Made with a semi-sweet batter and cooked in a large waffle press, the snack — also known as taiyaki in Japan — is inspired by the restaurant owners who, as kids in Korea, recall visiting street-food stalls and buying the snack-to-go.
Likely of Japanese origin, bungeo-ppang is more than a sweet and less than a meal. It often served as a filling bite for people who couldn't afford more.
"Bungeo-ppang is a street food for when you are feeling hungry, and we wanted to introduce it here," says Yoo of Bingsu. "It's a bit healthier and very delicious."
The significance of the fish shape, according to Yoo, brings "good blessings and good fortune." The waffle yields a chewy texture rather than a cake-like one.
Korea's bread history
Across town in Kitchener's Mill Courtland neighbourhood, Manon Bakery is an 18-month-old business owned and operated by Chae Lee and Kelly Kim.
The bakery and café on Highland Road serves French-based pastries (such as fraisers and Génoise sponge cake) alongside a wide range of Korean sweets and breads.
For her part, Kim cooks up Korean jeyuk bokkeum "hoagies" on house-made soft buns. A contrast to the crispy French-style baguette of the Vietnamese banh mi sandwich.
In Korea, bread is generally soft and slightly sweet, and it doesn't have the long history of, say, French or Italian breads, according to Lee. Such bread, in fact, reveals an interesting (and fraught) geo-political history: The country, now split in two, was once under rule of the Japanese empire.

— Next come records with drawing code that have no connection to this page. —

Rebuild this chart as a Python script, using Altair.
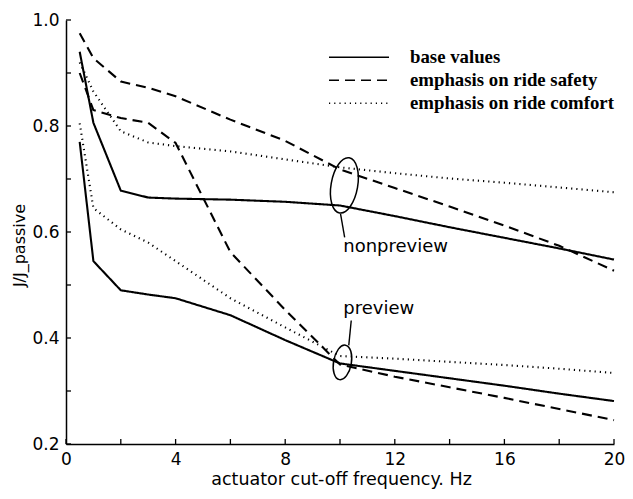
import altair as alt
import pandas as pd

# ---- data ----
freq = [0.5, 1, 2, 3, 4, 6, 8, 10, 12, 14, 16, 18, 20]

base_nonpreview = [0.940, 0.806, 0.678, 0.665, 0.663, 0.661, 0.657, 0.650, 0.630, 0.609, 0.589, 0.569, 0.548]
safety_nonpreview = [0.975, 0.928, 0.884, 0.872, 0.856, 0.812, 0.772, 0.718, 0.683, 0.648, 0.612, 0.574, 0.527]
comfort_nonpreview = [0.920, 0.865, 0.790, 0.769, 0.762, 0.752, 0.737, 0.722, 0.711, 0.701, 0.693, 0.684, 0.675]

base_preview = [0.770, 0.545, 0.490, 0.482, 0.475, 0.443, 0.396, 0.352, 0.338, 0.324, 0.310, 0.295, 0.281]
safety_preview = [0.900, 0.830, 0.815, 0.806, 0.768, 0.562, 0.453, 0.350, 0.327, 0.307, 0.287, 0.266, 0.245]
comfort_preview = [0.805, 0.645, 0.605, 0.580, 0.545, 0.475, 0.420, 0.366, 0.361, 0.355, 0.349, 0.342, 0.334]

settings = ["base values", "emphasis on ride safety", "emphasis on ride comfort"]
modes = ["nonpreview", "preview"]

x_labels = [0, 4, 8, 12, 16, 20]
x_ticks = [0, 2, 4, 6, 8, 10, 12, 14, 16, 18, 20]
y_labels = [0.2, 0.4, 0.6, 0.8, 1.0]
y_ticks = [0.2, 0.3, 0.4, 0.5, 0.6, 0.7, 0.8, 0.9, 1.0]

# annotations (data coordinates)
ellipse_x = [10.16, 10.09]
ellipse_y = [0.688, 0.354]
leader_x = [10.02, 10.41]
leader_x2 = [10.17, 10.32]
leader_y = [0.634, 0.433]
leader_y2 = [0.590, 0.386]
label_text = ["nonpreview", "preview"]
label_x = [10.12, 10.12]
label_y = [0.572, 0.455]

# ---- build table ----
rows = []
for setting, mode, vals in [
    (settings[0], modes[0], base_nonpreview),
    (settings[1], modes[0], safety_nonpreview),
    (settings[2], modes[0], comfort_nonpreview),
    (settings[0], modes[1], base_preview),
    (settings[1], modes[1], safety_preview),
    (settings[2], modes[1], comfort_preview),
]:
    for f, v in zip(freq, vals):
        rows.append({"freq": f, "value": v, "setting": setting, "mode": mode})
df = pd.DataFrame(rows)

W, H = 548, 424
SANS = "DejaVu Sans"
xscale = alt.Scale(domain=[0, 20], nice=False, zero=False)
yscale = alt.Scale(domain=[0.2, 1.0], nice=False, zero=False)

lines = alt.Chart(df).mark_line(strokeCap="butt", strokeJoin="round", color="black", strokeWidth=2.1).encode(
    x=alt.X("freq:Q", scale=xscale, axis=alt.Axis(
        values=x_labels, format="d", ticks=False, grid=False,
        domainColor="black", domainWidth=1.5,
        labelFont=SANS, labelFontSize=17, labelColor="black", labelPadding=7,
        labelFlush=False, labelOverlap=False,
        title="actuator cut-off frequency. Hz", titleFont=SANS, titleFontSize=17.5,
        titleFontWeight="normal", titleColor="black",
        titleX=275, titleY=35, titleBaseline="middle", titleAlign="center")),
    y=alt.Y("value:Q", scale=yscale, axis=alt.Axis(
        values=y_labels, format=".1f", ticks=False, grid=False,
        domainColor="black", domainWidth=1.5,
        labelFont=SANS, labelFontSize=17, labelColor="black", labelPadding=7,
        labelFlush=False, labelOverlap=False,
        title="J/J_passive", titleFont=SANS, titleFontSize=16,
        titleFontWeight="normal", titleColor="black",
        titleX=-47, titleY=225, titleAngle=270, titleBaseline="middle", titleAlign="center")),
    strokeDash=alt.StrokeDash("setting:N", scale=alt.Scale(domain=settings, range=[[1, 0], [10, 6], [1.2, 4]]),
        legend=alt.Legend(title=None, orient="none", legendX=262, legendY=26, padding=0,
                          symbolType="stroke", symbolSize=3600, symbolStrokeWidth=1.6,
                          symbolStrokeColor="black", clipHeight=22.5, rowPadding=0,
                          labelFont="Liberation Serif", labelFontWeight="bold", labelFontSize=18.8,
                          labelColor="black", labelOffset=20, labelLimit=400)),
    detail="mode:N",
    order="freq:Q",
)

xt = alt.Chart(pd.DataFrame({"freq": x_ticks})).mark_rule(color="black", strokeWidth=1.3).encode(
    x=alt.X("freq:Q", scale=xscale), y=alt.value(H), y2=alt.value(H - 5))
yt = alt.Chart(pd.DataFrame({"value": y_ticks})).mark_rule(color="black", strokeWidth=1.3).encode(
    y=alt.Y("value:Q", scale=yscale), x=alt.value(0), x2=alt.value(5))

ell1 = alt.Chart(pd.DataFrame({"freq": [ellipse_x[0]], "value": [ellipse_y[0]]})).mark_point(
    shape="M0,-1 A0.475,1 0 1,1 0,1 A0.475,1 0 1,1 0,-1 Z", size=3136, filled=False,
    stroke="black", strokeWidth=1.5, angle=10, opacity=1).encode(
    x=alt.X("freq:Q", scale=xscale), y=alt.Y("value:Q", scale=yscale))
ell2 = alt.Chart(pd.DataFrame({"freq": [ellipse_x[1]], "value": [ellipse_y[1]]})).mark_point(
    shape="M0,-1 A0.51,1 0 1,1 0,1 A0.51,1 0 1,1 0,-1 Z", size=1225, filled=False,
    stroke="black", strokeWidth=1.5, angle=10, opacity=1).encode(
    x=alt.X("freq:Q", scale=xscale), y=alt.Y("value:Q", scale=yscale))

leaders = alt.Chart(pd.DataFrame({"freq": leader_x, "x2": leader_x2, "value": leader_y, "y2": leader_y2})).mark_rule(
    color="black", strokeWidth=1.4).encode(
    x=alt.X("freq:Q", scale=xscale), x2="x2:Q",
    y=alt.Y("value:Q", scale=yscale), y2="y2:Q")

labels = alt.Chart(pd.DataFrame({"freq": label_x, "value": label_y, "t": label_text})).mark_text(
    align="left", baseline="middle", font=SANS, fontSize=18, color="black").encode(
    x=alt.X("freq:Q", scale=xscale), y=alt.Y("value:Q", scale=yscale), text="t:N")

chart = alt.layer(lines, xt, yt, ell1, ell2, leaders, labels).properties(
    width=W, height=H,
    padding={"left": 58, "top": 12, "right": 11, "bottom": 47},
    autosize=alt.AutoSizeParams(type="none"),
    background="white",
).configure_view(stroke=None)

chart.save("out.html", embed_options={"renderer": "svg", "actions": False})
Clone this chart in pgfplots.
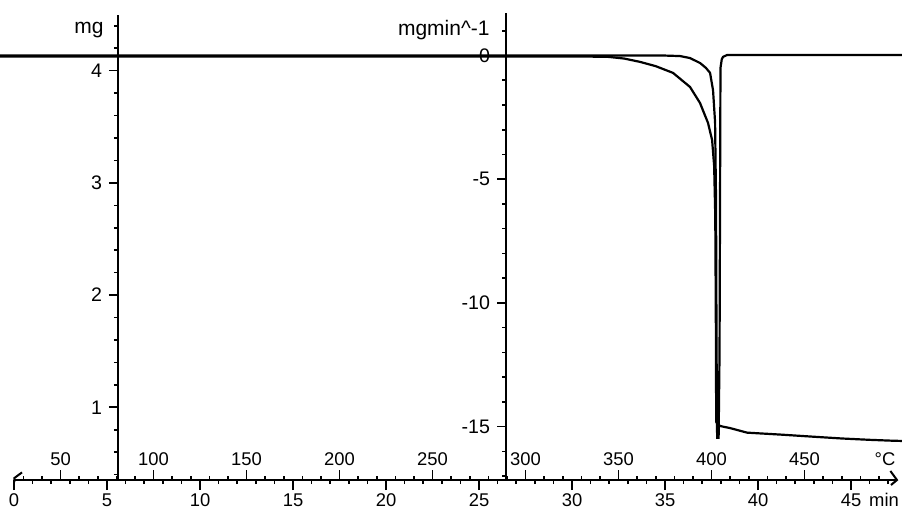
\documentclass[border=0pt]{standalone}
\usepackage{fontspec}
\setmainfont{Liberation Sans}
\usepackage{pgfplots}
\pgfplotsset{compat=1.18}
\usetikzlibrary{arrows.meta}

% Thermogravimetric run: mass (mg) and its rate (mg/min) against time,
% with the furnace temperature scale (10 K/min from 25 C) on the same line.
\pgfplotstableread{
t      mg
-0.75  4.125
10.0   4.125
20.0   4.125
31.00  4.125
31.88  4.124
32.80  4.108
33.66  4.078
34.50  4.040
35.43  3.980
36.34  3.855
36.88  3.712
37.31  3.534
37.53  3.382
37.64  3.150
37.70  2.700
37.73  1.800
37.75  0.870
37.80  0.856
37.96  0.833
38.49  0.815
39.41  0.774
41.18  0.757
42.96  0.738
44.50  0.722
46.00  0.710
47.26  0.702
47.74  0.700
}\tgdata

\pgfplotstableread{
t      dtg
-0.75  0.00
10.0   0.00
20.0   0.00
30.0   0.00
35.00  0.00
35.81  -0.02
36.34  -0.10
36.88  -0.30
37.20  -0.50
37.42  -0.70
37.58  -1.40
37.69  -2.70
37.74  -5.80
37.77  -12.00
37.80  -15.45
37.88  -15.45
37.93  -12.00
37.96  -5.00
37.98  -0.50
38.05  -0.15
38.12  -0.05
38.33  0.02
47.74  0.02
}\dtgdata

\pgfplotsset{
  every axis/.append style={
    scale only axis,
    clip=false,
    /pgf/number format/assume math mode=true,
    tick style={black, line width=0.8pt},
    axis line style={line width=1pt, -},
    tick label style={font=\fontsize{9.2}{11}\selectfont},
  },
}

\begin{document}
\begin{tikzpicture}
\useasboundingbox (0pt,0pt) rectangle (451pt,-254.5pt);

% time axis (min) with the mass curve
\begin{axis}[
  at={(7pt,-240pt)}, anchor=south west,
  width=441.5pt, height=232.5pt,
  xmin=0, xmax=47.47, ymin=0.352, ymax=4.496,
  axis x line*=bottom, axis y line=none,
  xtick={0,5,...,45}, minor xtick={1,2,...,47},
  xtick align=outside,
  major tick length=5pt, minor tick length=2pt,
  xticklabel style={inner sep=0pt, yshift=-1.8pt},
]
\addplot[black, line width=1.1pt] table[x=t, y=mg] {\tgdata};
\end{axis}

% rate of mass change
\begin{axis}[
  at={(7pt,-240pt)}, anchor=south west,
  width=441.5pt, height=232.5pt,
  xmin=0, xmax=47.47, ymin=-17.16, ymax=1.64,
  axis lines=none,
]
\addplot[black, line width=1.1pt] table[x=t, y=dtg] {\dtgdata};
\end{axis}

% temperature scale on the same base line
\begin{axis}[
  at={(7pt,-240pt)}, anchor=north west,
  width=441.5pt, height=20pt,
  xmin=25, xmax=499.7, ymin=0, ymax=1,
  axis x line*=top, axis y line=none,
  x axis line style={draw=none},
  xtick={50,100,...,450}, minor xtick={30,40,...,490},
  xtick align=outside,
  major tick length=5pt, minor tick length=2pt,
  xticklabel style={inner sep=0pt, yshift=2pt},
]
\end{axis}

% mass axis
\begin{axis}[
  at={(59pt,-240pt)}, anchor=south west,
  width=20pt, height=232.5pt,
  xmin=0, xmax=1, ymin=0.352, ymax=4.496,
  axis y line*=left, axis x line=none,
  ytick={1,2,3,4}, minor ytick={0.4,0.6,...,4.41},
  ytick align=outside,
  major tick length=4.5pt, minor tick length=2pt,
  yticklabel style={font=\fontsize{9.8}{11}\selectfont},
  ylabel={mg},
  every axis y label/.style={at={(axis description cs:0,1)}, anchor=north east,
    inner sep=0pt, xshift=-7pt, yshift=-3.5pt, font=\fontsize{10.5}{12}\selectfont},
]
\end{axis}

% rate axis
\begin{axis}[
  at={(253pt,-240pt)}, anchor=south west,
  width=20pt, height=233.5pt,
  xmin=0, xmax=1, ymin=-17.16, ymax=1.72,
  axis y line*=left, axis x line=none,
  ytick={-15,-10,-5,0}, yticklabels={-15,-10,-5,0},
  minor ytick={-17,-16,...,1},
  ytick align=outside,
  major tick length=4.5pt, minor tick length=2pt,
  yticklabel style={font=\fontsize{9.8}{11}\selectfont},
  ylabel={mgmin\textasciicircum-1},
  every axis y label/.style={at={(axis description cs:0,1)}, anchor=north east,
    inner sep=0pt, xshift=-8pt, yshift=-3.5pt, font=\fontsize{10.5}{12}\selectfont},
]
\end{axis}

% ends of the base line and unit labels
\draw[line width=1pt] (445.2pt,-235.5pt) -- (448.5pt,-240pt) -- (445.5pt,-242.5pt);
\draw[line width=1pt] (11pt,-236.2pt) -- (7.2pt,-239pt) -- (7.2pt,-241pt);
\node[font=\fontsize{9.2}{11}\selectfont, inner sep=0pt] at (442.5pt,-229.5pt) {°C};
\node[font=\fontsize{9.2}{11}\selectfont, inner sep=0pt, anchor=base] at (442pt,-253.3pt) {min};
\end{tikzpicture}
\end{document}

"Korea's bread history is only a hundred years and actually [comes from] Japan," Lee says. "Unfortunately, early in the twentieth-century [Korea] was under Japan. It was colonization. We took a Japanese style [for baking]."
Lee makes a croquette, or korokke, inspired by the west as well.
"We learned our korokke from German baking," he says, "We make it with potatoes, ham and onions and fry it. But we make it with a sweet bread. That is Korean style. It's pretty different."
Regardless of politics and colonial history, for both Yoo and Lee, the pastries and baked goods invoke memories of childhood.
Lee, pointing to a pastry with a crumbly topping called saboro-ppang, says it's his favourite among the dozens offered on a menu he changes frequently.
"It's very Korean, and it's my memory," Lee says. "When I was in elementary school in Korea, we would have one with milk on Children's Day on May 5. I remember that."
The saboro-ppang is a sweet bread bun with a German-style streusel topping, a layer of thick buttercream and a touch of peanut butter.
Lee also bakes what looks like coffee-shop "twisted cinnamon" doughnuts called kkwabaegi.
Whatever the similarities and differences we can see in the pastries and sweets at Korean bakeries, these entrepreneurs hope to grow their businesses and attract customers from many other cultures.